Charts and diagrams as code
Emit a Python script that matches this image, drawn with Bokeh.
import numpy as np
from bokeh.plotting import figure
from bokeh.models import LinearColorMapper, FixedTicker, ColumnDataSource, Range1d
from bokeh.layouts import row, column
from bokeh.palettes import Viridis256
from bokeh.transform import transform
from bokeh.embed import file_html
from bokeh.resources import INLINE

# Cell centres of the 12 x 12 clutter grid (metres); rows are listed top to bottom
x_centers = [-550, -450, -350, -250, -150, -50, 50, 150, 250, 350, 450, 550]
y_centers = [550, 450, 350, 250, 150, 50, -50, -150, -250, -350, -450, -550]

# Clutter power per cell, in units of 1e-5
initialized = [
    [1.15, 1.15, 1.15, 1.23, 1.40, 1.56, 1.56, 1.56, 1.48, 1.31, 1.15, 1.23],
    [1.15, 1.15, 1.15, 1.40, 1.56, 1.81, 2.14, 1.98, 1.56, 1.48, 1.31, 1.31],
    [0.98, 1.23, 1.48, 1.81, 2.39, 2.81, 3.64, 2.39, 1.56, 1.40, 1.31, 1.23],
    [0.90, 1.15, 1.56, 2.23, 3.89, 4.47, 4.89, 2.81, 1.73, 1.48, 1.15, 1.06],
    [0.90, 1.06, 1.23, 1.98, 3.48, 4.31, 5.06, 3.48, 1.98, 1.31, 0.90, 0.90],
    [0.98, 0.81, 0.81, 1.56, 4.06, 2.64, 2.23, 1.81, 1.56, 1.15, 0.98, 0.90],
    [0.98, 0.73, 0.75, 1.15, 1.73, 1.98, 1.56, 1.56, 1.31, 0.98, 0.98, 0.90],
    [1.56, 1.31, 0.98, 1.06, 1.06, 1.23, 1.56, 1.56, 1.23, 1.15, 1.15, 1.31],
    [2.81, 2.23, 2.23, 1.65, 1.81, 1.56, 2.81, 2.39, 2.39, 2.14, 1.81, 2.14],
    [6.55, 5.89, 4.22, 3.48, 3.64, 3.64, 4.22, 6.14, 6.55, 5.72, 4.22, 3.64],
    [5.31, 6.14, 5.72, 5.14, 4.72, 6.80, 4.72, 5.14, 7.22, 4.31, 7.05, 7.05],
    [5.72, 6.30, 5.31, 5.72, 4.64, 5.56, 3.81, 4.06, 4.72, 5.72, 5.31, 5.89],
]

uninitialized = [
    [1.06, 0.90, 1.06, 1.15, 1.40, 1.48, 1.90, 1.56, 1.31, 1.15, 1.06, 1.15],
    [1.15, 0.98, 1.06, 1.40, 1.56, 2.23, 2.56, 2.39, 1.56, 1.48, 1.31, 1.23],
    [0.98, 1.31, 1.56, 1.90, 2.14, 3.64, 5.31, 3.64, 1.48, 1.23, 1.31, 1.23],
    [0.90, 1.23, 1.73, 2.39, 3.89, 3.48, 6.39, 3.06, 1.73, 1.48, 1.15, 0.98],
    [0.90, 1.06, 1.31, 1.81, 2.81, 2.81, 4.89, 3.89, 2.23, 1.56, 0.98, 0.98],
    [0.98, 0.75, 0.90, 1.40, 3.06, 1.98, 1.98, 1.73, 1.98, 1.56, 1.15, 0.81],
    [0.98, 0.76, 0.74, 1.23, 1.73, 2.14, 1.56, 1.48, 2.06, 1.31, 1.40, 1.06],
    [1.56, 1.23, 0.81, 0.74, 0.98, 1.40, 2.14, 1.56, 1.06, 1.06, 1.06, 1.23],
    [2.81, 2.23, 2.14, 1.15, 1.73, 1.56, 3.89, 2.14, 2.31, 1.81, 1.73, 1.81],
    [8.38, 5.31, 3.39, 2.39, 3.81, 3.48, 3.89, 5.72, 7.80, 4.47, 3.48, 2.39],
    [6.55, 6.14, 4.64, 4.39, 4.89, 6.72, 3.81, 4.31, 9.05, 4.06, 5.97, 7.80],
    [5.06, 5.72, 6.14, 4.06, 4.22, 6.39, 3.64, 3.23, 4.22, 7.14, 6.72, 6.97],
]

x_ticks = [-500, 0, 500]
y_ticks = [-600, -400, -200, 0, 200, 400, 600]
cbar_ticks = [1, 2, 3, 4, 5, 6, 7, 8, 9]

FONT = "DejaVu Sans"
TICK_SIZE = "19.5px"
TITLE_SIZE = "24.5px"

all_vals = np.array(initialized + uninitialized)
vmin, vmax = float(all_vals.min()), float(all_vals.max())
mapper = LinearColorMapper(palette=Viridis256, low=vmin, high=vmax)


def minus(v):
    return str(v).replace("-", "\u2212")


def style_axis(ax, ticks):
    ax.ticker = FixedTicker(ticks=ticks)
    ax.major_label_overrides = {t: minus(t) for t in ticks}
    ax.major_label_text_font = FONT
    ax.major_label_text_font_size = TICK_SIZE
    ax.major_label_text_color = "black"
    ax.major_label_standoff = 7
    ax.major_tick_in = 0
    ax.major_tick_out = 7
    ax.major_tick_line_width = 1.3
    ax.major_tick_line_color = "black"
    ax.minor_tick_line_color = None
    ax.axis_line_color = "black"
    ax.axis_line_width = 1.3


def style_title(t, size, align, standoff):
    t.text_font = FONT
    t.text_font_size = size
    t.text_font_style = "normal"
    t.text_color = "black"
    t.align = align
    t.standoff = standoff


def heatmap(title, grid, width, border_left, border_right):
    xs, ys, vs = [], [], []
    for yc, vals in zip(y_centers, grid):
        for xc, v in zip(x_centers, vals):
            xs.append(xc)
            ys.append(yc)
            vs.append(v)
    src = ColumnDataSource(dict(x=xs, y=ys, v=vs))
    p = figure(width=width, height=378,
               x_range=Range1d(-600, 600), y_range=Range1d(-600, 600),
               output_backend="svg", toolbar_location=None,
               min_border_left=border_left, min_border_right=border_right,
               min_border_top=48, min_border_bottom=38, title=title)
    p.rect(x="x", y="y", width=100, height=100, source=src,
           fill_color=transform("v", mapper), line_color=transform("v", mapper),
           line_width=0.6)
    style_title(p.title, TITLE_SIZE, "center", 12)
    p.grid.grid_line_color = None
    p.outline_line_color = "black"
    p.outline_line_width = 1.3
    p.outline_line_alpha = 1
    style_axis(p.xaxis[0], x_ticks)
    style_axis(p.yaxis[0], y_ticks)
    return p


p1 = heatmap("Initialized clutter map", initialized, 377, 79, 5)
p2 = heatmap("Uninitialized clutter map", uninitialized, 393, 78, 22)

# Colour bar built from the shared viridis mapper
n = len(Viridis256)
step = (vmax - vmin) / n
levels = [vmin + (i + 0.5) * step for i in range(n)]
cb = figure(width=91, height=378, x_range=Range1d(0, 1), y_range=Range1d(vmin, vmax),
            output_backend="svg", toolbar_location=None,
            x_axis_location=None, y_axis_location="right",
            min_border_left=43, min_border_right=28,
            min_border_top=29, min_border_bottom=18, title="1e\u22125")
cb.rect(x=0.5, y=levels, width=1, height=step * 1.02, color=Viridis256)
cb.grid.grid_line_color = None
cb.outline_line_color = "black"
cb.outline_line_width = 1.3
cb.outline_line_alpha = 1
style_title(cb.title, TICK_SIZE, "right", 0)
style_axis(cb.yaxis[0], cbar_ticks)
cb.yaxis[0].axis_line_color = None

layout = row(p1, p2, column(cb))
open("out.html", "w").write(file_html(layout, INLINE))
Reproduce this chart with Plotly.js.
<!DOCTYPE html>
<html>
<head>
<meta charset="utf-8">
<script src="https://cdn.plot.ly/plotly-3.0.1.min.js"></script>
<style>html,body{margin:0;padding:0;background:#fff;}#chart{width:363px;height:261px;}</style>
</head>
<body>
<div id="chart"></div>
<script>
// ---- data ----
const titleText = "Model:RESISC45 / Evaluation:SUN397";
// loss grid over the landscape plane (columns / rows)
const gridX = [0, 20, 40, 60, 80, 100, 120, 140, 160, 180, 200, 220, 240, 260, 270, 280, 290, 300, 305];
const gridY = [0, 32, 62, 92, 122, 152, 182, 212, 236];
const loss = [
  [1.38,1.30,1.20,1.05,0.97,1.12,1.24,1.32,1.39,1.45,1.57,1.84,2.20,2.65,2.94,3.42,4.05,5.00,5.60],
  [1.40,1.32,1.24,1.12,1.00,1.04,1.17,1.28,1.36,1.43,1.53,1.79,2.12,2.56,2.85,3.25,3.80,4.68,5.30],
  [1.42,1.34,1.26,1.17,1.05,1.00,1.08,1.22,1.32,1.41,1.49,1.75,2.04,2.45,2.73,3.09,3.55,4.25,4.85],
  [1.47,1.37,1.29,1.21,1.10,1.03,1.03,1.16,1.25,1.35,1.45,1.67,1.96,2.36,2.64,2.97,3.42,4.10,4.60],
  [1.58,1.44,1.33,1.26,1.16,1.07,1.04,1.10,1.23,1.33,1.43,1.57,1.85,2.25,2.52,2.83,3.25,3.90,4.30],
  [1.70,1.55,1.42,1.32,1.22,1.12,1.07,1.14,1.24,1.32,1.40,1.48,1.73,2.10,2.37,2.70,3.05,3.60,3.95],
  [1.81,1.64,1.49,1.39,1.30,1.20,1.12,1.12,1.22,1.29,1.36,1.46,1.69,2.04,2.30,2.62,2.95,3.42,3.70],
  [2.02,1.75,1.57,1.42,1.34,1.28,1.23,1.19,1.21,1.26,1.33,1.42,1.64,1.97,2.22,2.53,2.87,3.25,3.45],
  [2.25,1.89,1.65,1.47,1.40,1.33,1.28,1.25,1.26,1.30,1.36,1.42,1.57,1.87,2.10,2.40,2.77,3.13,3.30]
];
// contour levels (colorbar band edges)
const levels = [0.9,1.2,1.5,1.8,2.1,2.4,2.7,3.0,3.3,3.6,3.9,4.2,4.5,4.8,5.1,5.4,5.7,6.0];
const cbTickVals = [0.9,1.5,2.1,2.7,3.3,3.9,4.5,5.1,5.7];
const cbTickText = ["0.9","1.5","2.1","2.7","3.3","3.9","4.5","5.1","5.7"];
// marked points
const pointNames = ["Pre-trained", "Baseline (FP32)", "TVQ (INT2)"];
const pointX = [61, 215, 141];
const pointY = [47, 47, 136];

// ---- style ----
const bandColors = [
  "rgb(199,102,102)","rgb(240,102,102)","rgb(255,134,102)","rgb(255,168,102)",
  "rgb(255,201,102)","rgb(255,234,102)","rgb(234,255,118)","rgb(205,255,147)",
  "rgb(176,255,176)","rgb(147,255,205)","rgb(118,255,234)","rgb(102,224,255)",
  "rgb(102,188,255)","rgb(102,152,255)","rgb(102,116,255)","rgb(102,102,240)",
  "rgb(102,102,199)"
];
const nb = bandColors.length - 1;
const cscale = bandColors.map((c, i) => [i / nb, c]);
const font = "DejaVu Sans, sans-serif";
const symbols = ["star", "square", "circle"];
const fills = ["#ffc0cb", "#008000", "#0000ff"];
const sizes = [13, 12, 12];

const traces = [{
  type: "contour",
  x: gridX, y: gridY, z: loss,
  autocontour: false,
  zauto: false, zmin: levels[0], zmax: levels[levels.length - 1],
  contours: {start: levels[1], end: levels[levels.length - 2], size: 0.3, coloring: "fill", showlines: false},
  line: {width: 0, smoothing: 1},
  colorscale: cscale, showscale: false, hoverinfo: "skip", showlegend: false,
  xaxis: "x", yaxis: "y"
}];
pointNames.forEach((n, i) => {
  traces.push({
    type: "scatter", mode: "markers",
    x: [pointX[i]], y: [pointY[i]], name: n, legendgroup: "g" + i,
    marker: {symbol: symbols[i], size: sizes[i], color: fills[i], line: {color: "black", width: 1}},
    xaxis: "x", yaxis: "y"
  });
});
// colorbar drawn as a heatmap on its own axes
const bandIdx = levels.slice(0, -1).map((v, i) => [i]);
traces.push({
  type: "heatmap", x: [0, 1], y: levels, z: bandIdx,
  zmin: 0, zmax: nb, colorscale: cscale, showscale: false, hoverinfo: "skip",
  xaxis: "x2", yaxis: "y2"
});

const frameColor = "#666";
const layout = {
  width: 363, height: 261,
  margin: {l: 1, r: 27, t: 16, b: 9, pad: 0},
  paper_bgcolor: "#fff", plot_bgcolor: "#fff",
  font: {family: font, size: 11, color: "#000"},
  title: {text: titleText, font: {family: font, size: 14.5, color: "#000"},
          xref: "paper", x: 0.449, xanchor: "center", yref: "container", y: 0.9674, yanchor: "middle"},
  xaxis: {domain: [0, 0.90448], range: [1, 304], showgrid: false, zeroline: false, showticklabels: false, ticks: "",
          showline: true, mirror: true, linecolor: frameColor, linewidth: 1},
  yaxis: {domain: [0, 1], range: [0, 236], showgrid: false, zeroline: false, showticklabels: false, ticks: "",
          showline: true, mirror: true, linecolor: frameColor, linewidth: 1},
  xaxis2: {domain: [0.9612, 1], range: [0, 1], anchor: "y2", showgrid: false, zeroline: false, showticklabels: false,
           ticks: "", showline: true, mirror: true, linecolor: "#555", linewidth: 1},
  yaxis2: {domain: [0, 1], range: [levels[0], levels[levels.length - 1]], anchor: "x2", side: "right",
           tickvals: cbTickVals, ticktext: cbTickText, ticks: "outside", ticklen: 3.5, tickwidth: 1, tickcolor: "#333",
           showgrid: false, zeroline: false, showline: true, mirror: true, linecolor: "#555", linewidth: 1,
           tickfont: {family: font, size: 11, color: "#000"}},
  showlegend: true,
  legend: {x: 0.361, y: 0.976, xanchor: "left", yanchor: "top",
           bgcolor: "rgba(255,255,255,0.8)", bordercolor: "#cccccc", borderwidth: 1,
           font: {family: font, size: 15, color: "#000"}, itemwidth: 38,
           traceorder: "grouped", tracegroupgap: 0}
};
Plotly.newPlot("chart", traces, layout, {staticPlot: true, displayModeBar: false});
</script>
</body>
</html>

→ **REQUEST**:
Copy every line of the listing where the word "this" appears.

→ **THE SOLUTION**:
Emit a Python script that matches this image, drawn with Bokeh.
Reproduce this chart with Plotly.js.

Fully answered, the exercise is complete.